Silence does not build resilience. It builds fragility.
Minnesotans are not porcelain figurines. They can handle edgy humor. Conservatives, despite the caricature, can handle it too. The cultural Left, however, increasingly signals that it prefers a world where humor flows only in one ideological direction.
That is not strength. That is insecurity wearing a moral costume.
If you believe your policies are compassionate, your activism righteous, and your worldview just, then a comedian in a brick-walled club with a two-drink minimum should not terrify you.
And yet here we are.
The deeper lesson is not about one comic or one club.
It is about the accelerating shrinkage of acceptable discourse. When laughter requires permission, culture calcifies. When offense becomes a veto, public life becomes a minefield.
The Left often frames itself as the champion of progress. But progress that cannot survive satire is not progress. It is porcelain.

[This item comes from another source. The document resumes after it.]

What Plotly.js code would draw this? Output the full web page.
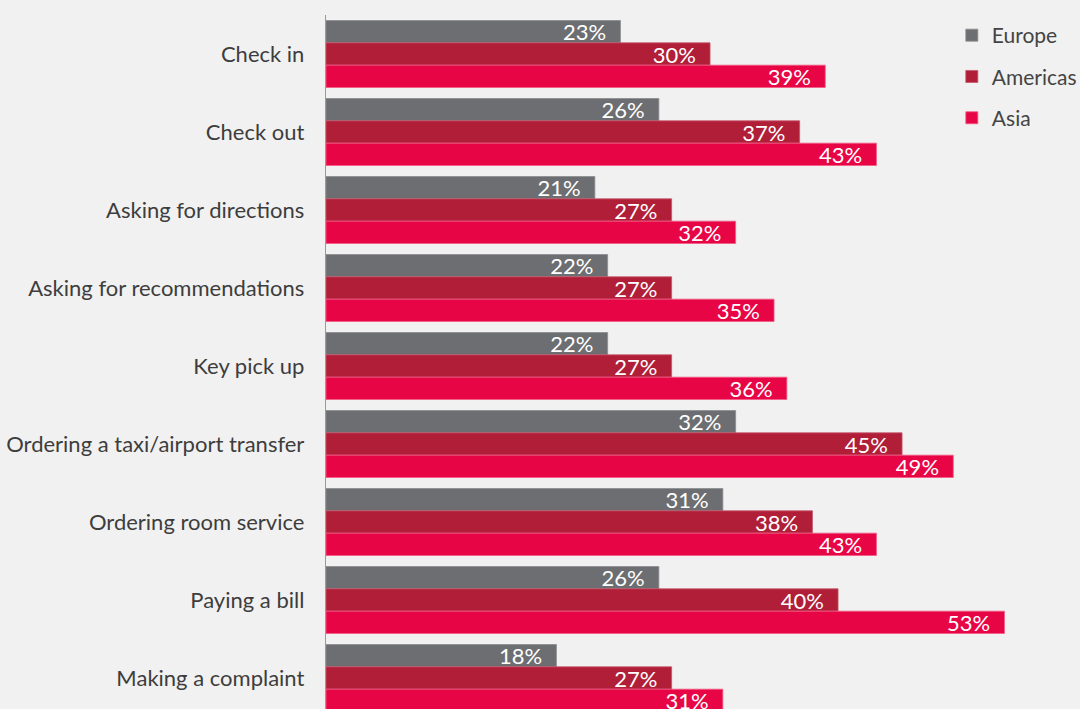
<!DOCTYPE html>
<html>
<head>
<meta charset="utf-8">
<script src="https://cdn.plot.ly/plotly-3.0.1.min.js"></script>
<style>
html,body{margin:0;padding:0;background:#f1f1f1;overflow:hidden;}
#chart{width:1080px;height:717px;}
</style>
</head>
<body>
<div id="chart"></div>
<script>
const categories = ["Check in","Check out","Asking for directions","Asking for recommendations","Key pick up","Ordering a taxi/airport transfer","Ordering room service","Paying a bill","Making a complaint"];
const europe   = [23,26,21,22,22,32,31,26,18];
const americas = [30,37,27,27,27,45,38,40,27];
const asia     = [39,43,32,35,36,49,43,53,31];
const seriesNames = ["Europe","Americas","Asia"];
const seriesColors = ["#6d6e71","#b01e38","#e80546"];
const seriesLines = ["#8a8b8e","#c8566a","#f25a84"];
const seriesValues = [europe, americas, asia];

const FONT = "Lato, 'Noto Sans', sans-serif";

const traces = seriesValues.map((vals, i) => ({
  type: 'bar',
  orientation: 'h',
  name: seriesNames[i],
  legendgroup: seriesNames[i],
  y: categories,
  x: vals,
  text: vals.map(v => v + '%\u00a0\u00a0'),
  textposition: 'inside',
  insidetextanchor: 'end',
  constraintext: 'none',
  cliponaxis: true,
  textfont: {color: '#ffffff', size: 22, family: FONT},
  marker: {color: seriesColors[i], line: {color: seriesLines[i], width: 0.8}},
  hoverinfo: 'skip'
}));

const layout = {
  width: 1080,
  height: 717,
  margin: {l: 326, r: 0, t: 15, b: 0, pad: 0, autoexpand: false},
  paper_bgcolor: '#f1f1f1',
  plot_bgcolor: '#f1f1f1',
  barmode: 'group',
  bargap: 0.141,
  bargroupgap: 0,
  font: {family: FONT, color: '#3a3a3a', size: 22},
  xaxis: {range: [0, 58.9], showgrid: false, zeroline: false, showticklabels: false, ticks: '', showline: false, fixedrange: true, automargin: false},
  yaxis: {autorange: 'reversed', showgrid: false, zeroline: false, ticks: '', showline: true, linecolor: '#9a9a9a', linewidth: 1.2, automargin: false,
          ticklabelstandoff: 16, tickfont: {family: FONT, size: 22, color: '#3d3d3d'}, fixedrange: true},
  legend: {x: 0.83, y: 1.0, xanchor: 'left', yanchor: 'top', traceorder: 'grouped', tracegroupgap: 11,
           font: {family: FONT, size: 21, color: '#444444'}, bgcolor: 'rgba(0,0,0,0)', itemwidth: 30},
  showlegend: true
};

Plotly.newPlot('chart', traces, layout, {displayModeBar: false, staticPlot: true});
</script>
</body>
</html>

Bankas told jokes. Some people were offended. That is the entire lifecycle of comedy. The appropriate response, in a free society, is simple. Do not buy a ticket. Write a rebuttal. Start your own show.
Instead, we see cancellations, climate warnings, and safety calculations, all orbiting the same unspoken premise: certain narratives must be protected at all costs.
That is not how a confident movement behaves. That is how a desperate one does.
And if there is one thing comedians have always understood, it is this. Desperation is funny. Not because suffering is amusing, but because the frantic attempt to control uncontrollable things usually ends in self-parody.
You cannot cancel absurdity out of existence. You can only prove it right.